Propos d’Alain : libraire, pour dire les valeurs auxquelles je crois.

  • Publication publiée :25 juin 2017
  • Post category:Archives
Alain Fievez, en pleine action «Conteur» (2016)

Dans le n°40 de Citrouille (2007), Alain Fievez, alors libraire à Tours et président des Librairies Sorcières, expliquait pourquoi il avait créé une Librairie Jeunesse plutôt qu’une salle de sport…

1980.  J’ai abandonné la recherche en Science Politique pour créer une librairie spécialisée jeunesse. Il y aura une période de chevauchement: travail le week-end sur la thèse soutenue le 2 décembre 1982 et le travail du libraire du mardi au samedi…

Une librairie jeunesse, pour moi, c’était d’abord une mise à disposition de l’enfant d’un espace à sa mesure et répondant à ses désirs, aves des livres à sa portée et possibilité de les regarder, de s’asseoir pour lire une histoire, avec le respect de son rythme de vie. Prévoir l’accueil des parents avec poussettes et landaus…

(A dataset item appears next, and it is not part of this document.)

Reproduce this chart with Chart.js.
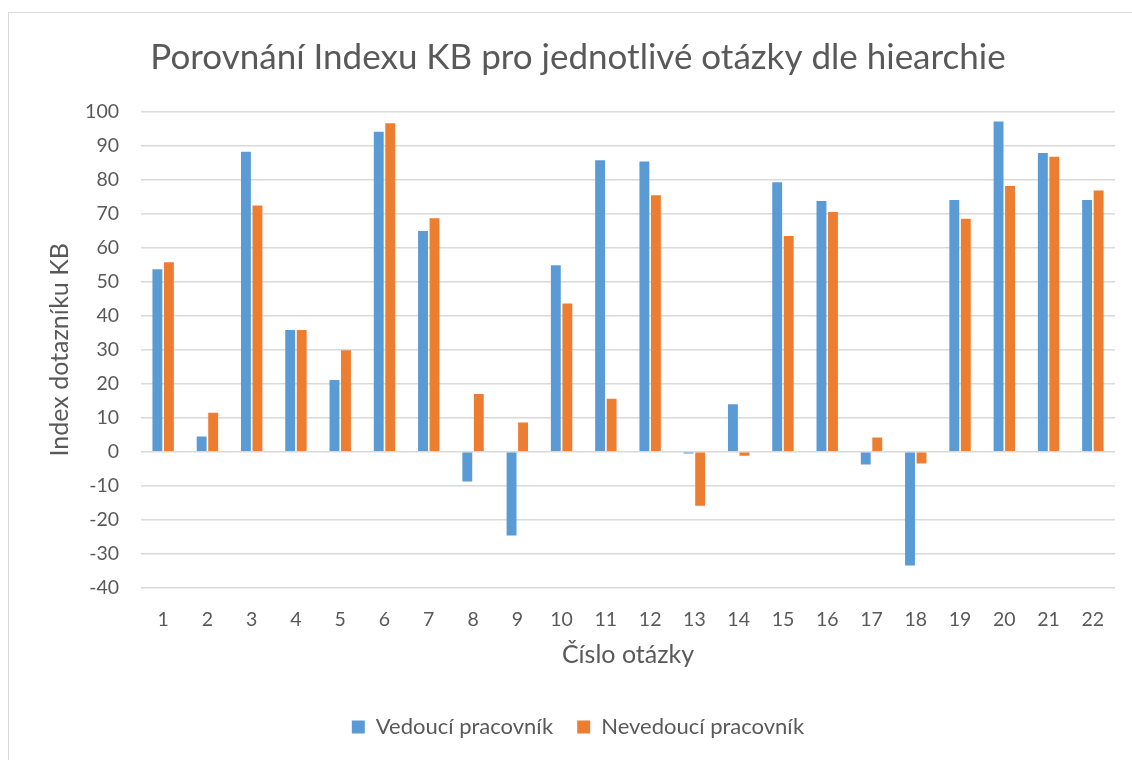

C’était expliquer qu’il n’y a pas de linéarité dans la lecture… Grandir, aimer lire, ce n’est pas avaler de plus en plus de pages: un texte court peut être plus riche et plus marquant qu’un roman de 600 pages… La lecture n’est pas une course de vitesse. Prendre son temps à détailler une illustration enrichit la lecture, développe la compréhension, donne plus de sens au livre…

Au lecteur qui prend plaisir à retrouver les mêmes personnages dont il connaît les particularités, à parcourir les mêmes paysages et à vivre les mêmes situations (dans les séries par exemple), je proposerai de découvrir de nouveaux mondes, de vivre des rencontres inattendues, de s’immerger dans des ambiances inconnues… Seule la variété des livres permet cette découverte… Promouvoir des lectures variées, affirmer qu’il n’y a pas d’âge pour découvrir tel ou tel livre, inciter à la rencontre de multiples imaginaires, répondre «aux attentes non formulées» de ceux qui n’aiment pas lire…

J’allais encourager le travail des salariés de l’Association locale Livre Passerelle pour lire PARTOUT (dans les salles d’attente des centres de PMI, dans les rues, dans la salle d’attente d’une maison d’arrêt), pour lire AUX JEUNES ENFANTS (dès 4 mois), pour lire à des familles PEU HABITUÉES aux livres…

Bien sûr, réagir avec sourire aux demandes de livres pour filles de 8 ans et garçons de 12 ans. Expliquer que garçons et filles peuvent, avec intérêt, lire les mêmes livres, les différences de sensibilité ou d’intérêt ne sont pas liées au sexe du lecteur… Bien-sûr aussi: ne pas hésiter à critiquer la mise en place de défi-lecture ! Sous prétexte de stimulation du désir de lire, on transforme la lecture de chacun, personnelle, librement interprétative en données objectives où chacun aurait mémorisé les noms de lieux, les prénoms, la couleur des yeux des personnages. Introduction de caractéristique compétitive qui n’ont rien à voir avec l’acte de lire sinon valoriser la compétition elle-même…  Et à ceux qui vanteront, dans les livres ou dans la vie, la chaleur de la solidarité d’une équipe, je n’oublierai pas de rappeler les mécanismes d’exclusion de ceux qui n’ont «pas le niveau»…
Toutes ces pratiques relèvent d’une philosophie de vie où la compétition n’a pas sa place… Ce métier de libraire jeunesse, si on le souhaite, permet de vivre des relations humaines agréables hors de tout stress de performance. Il n’est assurément pas le seul. Mais il est le mien, celui que j’ai choisi pour dire les valeurs auxquelles je crois.